While Others Slept By Ellis R. Shipp, M.D. 292 pages
 While others slept, Ellis Reynolds Shipp dreamed and studied, worked and struggled. And thus the thirty-one-year-old mother, who would bear ten children, became one of Utah’s first woman doctors. Her diary entry for March 14, 1878, is short: “Graduated from Woman’s Medical College of Pennsylvania.” But that one sentence marks both the end and the beginning—the end of her three-year separation from her husband and family and the beginning of a medical career that would extend for nearly fifty years and bless the lives of countless people.
 While Others Slept contains the writings of Ellis Shipp: an early autobiography completed in 1866 (when she was nineteen years old); her diary from 1871 to 1878, covering the early years of her marriage and her years at medical school; and a reflective look at life written when she was eighty three years old (nine years before her death).
 Her writings contain vivid descriptions of what she learned of the “stern realities of life”: death, illness, poverty, problems in human relations.

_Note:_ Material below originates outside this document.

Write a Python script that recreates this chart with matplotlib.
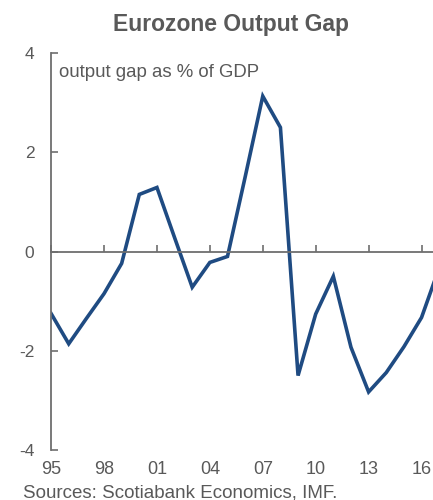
import matplotlib
matplotlib.use('Agg')
import matplotlib.pyplot as plt

# output gap as % of GDP, 1995-2017
years = list(range(1995, 2018))
gap = [-1.25, -1.86, -1.35, -0.85, -0.24, 1.15, 1.29, 0.28, -0.72, -0.22,
       -0.10, 1.50, 3.13, 2.50, -2.50, -1.26, -0.50, -1.93, -2.83, -2.44,
       -1.92, -1.33, -0.33]
tick_years = [1995, 1998, 2001, 2004, 2007, 2010, 2013, 2016]
tick_labels = ['95', '98', '01', '04', '07', '10', '13', '16']

plt.rcParams['font.family'] = ['Liberation Sans', 'DejaVu Sans']
plt.rcParams['axes.unicode_minus'] = False
grey = '#595959'
axis_grey = '#6e6e6e'

fig = plt.figure(figsize=(4.33, 5), dpi=100)
ax = fig.add_axes([0.118, 0.10, 0.882, 0.794])

ax.plot(years, gap, color='#1f4b82', lw=2.6, solid_joinstyle='miter', clip_on=True)

ax.set_xlim(1995, 2016.65)
ax.set_ylim(-4, 4)
ax.set_yticks([-4, -2, 0, 2, 4])

for s in ['top', 'right']:
    ax.spines[s].set_visible(False)
ax.spines['left'].set_color(axis_grey)
ax.spines['left'].set_linewidth(1.3)
ax.spines['bottom'].set_position(('data', 0))
ax.spines['bottom'].set_color(axis_grey)
ax.spines['bottom'].set_linewidth(1.3)

ax.set_xticks(tick_years)
ax.tick_params(axis='x', direction='in', length=5, width=1.2, color=axis_grey,
               labelbottom=False)
ax.tick_params(axis='y', direction='in', length=5, width=1.2, color=axis_grey,
               labelsize=12.5, labelcolor=grey, pad=12)

sec = ax.secondary_xaxis(0)
sec.set_xticks(tick_years)
sec.set_xticklabels(tick_labels)
sec.spines['bottom'].set_visible(False)
sec.tick_params(length=0, labelsize=13, labelcolor=grey, pad=8)

ax.text(0.021, 0.952, 'output gap as % of GDP', transform=ax.transAxes,
        fontsize=13.4, color=grey, va='center', ha='left')

fig.text(0.533, 0.952, 'Eurozone Output Gap', ha='center', va='center',
         fontsize=16.5, fontweight='bold', color=grey)
fig.text(0.053, 0.006, 'Sources: Scotiabank Economics, IMF.', ha='left',
         va='baseline', fontsize=13.5, color=grey)

fig.savefig('out.png', dpi=100)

Added to these are in the insights she gives into her own deeply felt conviction about education, motherhood, plural marriage, and the gospel.
 The depth and breadth of her life is best revealed in her own words, such as the following excerpts:
 “Life was indeed one endless day of sunshine until Heaven took from me my mother. I had never known grief. That was my first real sorrow.”
 “Early in my womanhood I marked out for myself a plan for study which served me well as the years passed on. I could not well concentrate on the lessons in books during the very busy daylight hours, so I decided on the early morning hours for my studies. Therefore I began my studies at four o’clock and put in three solid hours before the household began to stir.”
 “The world had long since proclaimed this cruelty sacrilege [plural marriage], but with all my soul I believed it to be a most true and righteous principle, else I could not have under any condition accepted and become reconciled to its practice.”
 “I have gone to bed on one or two occasions thinking I would give up—but I would think of the wise words of God that we must not give way to all these pains and aches; if we did there would ever be something to distract our thoughts.”
 “Had I only to depend upon my strength I should surely despair, but if I am faithful I know there is One who will aid and bless me.”
 “The busy days and months and years following my return to my mountain home, with its responsible and most sacred duties of wife and motherhood combined with the practice of my profession, I fear I shall never be able to depict in words.”
 “I feel that it was only through the divine interposition of Providence that I was enable ever to bring myself to pass through the ordeal [leaving her young family and going to medical school], and it might have been that had I fully realized the magnitude of the undertaking I would have shrunk from it.”
 “I do not feel my spirit great. But Oh, I have suffered—and pray it has never been in vain.”